Les scientifiques sont capables de situer la plupart des failles sur une carte, ce qui permet de cibler les régions présentant un risque sismique. Pourquoi disons-nous “ la plupart ” ? Parce que les chercheurs ont récemment découvert que leurs cartes ne sont pas aussi complètes qu’ils l’avaient d’abord cru. Par exemple, ils ont récemment eu la surprise de constater que la majorité des tremblements de terre mesurables en Californie se produisent le long de failles masquées, souvent dans des zones ou les géologues pensaient auparavant que le risque sismique était relativement faible.
Selon Ross Stein, un spécialiste travaillant pour l’U.S. Geological Survey, et Robert Yeats, de l’université d’État de l’Oregon, “ les terrains vallonnés, ou légèrement plissés, forment des paysages apparemment plus paisibles que menaçants ”. Toutefois, leurs recherches leur ont permis de découvrir des failles actives sous des anticlinaux, souvent exploités parce qu’ils tiennent du pétrole en réserve. Pourquoi ces failles souterraines n’ont-elles pas été découvertes plus tôt, et constituent-elles réellement une menace ?
Une menace qu’il ne faut pas ignorer
Les géologues savent depuis longtemps que les roches peuvent être comprimées et plissées, à la manière d’un tapis qui se plisse lorsqu’on le pousse.
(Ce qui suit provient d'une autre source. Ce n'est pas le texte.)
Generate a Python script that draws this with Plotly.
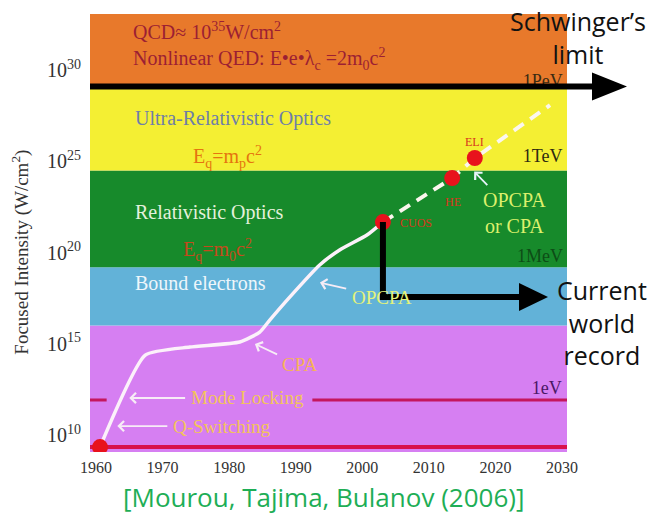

Mais on pensait jusque-là que cela se faisait progressivement, sans à-coups. Cependant, en étudiant des plissements en formation, on s’est rendu compte qu’ils s’élèvent soudainement, parfois jusqu’à 5 mètres en quelques secondes ! Ce mouvement de plissement comprime la roche en profondeur. Les tensions qui en résultent la cassent loin sous le plissement, et une partie de la roche se met à glisser par-dessus l’autre partie. Ces plissements, avec leur faille masquée, semblent inoffensifs, mais ils provoquent un tremblement de terre avant que les sismologues aient pu les repérer. L’activité souterraine des failles actives peut provoquer des séismes aussi importants que celle de failles plus grandes et visibles en surface.
Celui de Northridge, dans la région de Los Angeles, le 17 janvier 1994, est un exemple récent de ce qu’une faille cachée peut faire. Ce tremblement de terre a été provoqué par l’activité d’une faille située entre 8 et 19 kilomètres sous terre. Avant ce séisme, les scientifiques en ignoraient l’existence. À cause de cette faille masquée, plus de 9 000 personnes ont souffert d’importantes pertes matérielles et de blessures, et 61 sont mortes.
Des scientifiques suspectent des failles cachées d’être à l’origine d’une grande partie des tremblements de terre majeurs, pas seulement en Californie, mais aussi en Algérie, en Argentine, en Arménie, au Canada, en Inde, en Iran, au Japon, en Nouvelle-Zélande et au Pakistan. Au cours des dernières décennies, des milliers de personnes sont mortes dans ces pays lors de séismes peut-être provoqués par des failles masquées.
Les spécialistes doivent maintenant s’atteler à découvrir où se produisent ces plissements actifs et à prévoir le risque sismique. Ils ne sous-estiment plus le pouvoir destructeur que peut dissimuler un vallon en apparence paisible.
[Encadré, page 22]
Los Angeles rétrécit-elle ?
Los Angeles est bâtie sur un important réseau de failles et de plissements qui rendent la région particulièrement instable. Le bassin de Los Angeles semble absorber une grande partie de la compression provoquée par une courbure de la faille de San Andreas à cet endroit (voir notre numéro du 22 juillet 1994, pages 15-18). Des géologues de la région estiment que le plissement provoqué par cette compression réduit peut-être la surface du bassin de Los Angeles d’environ 0,1 hectare par an.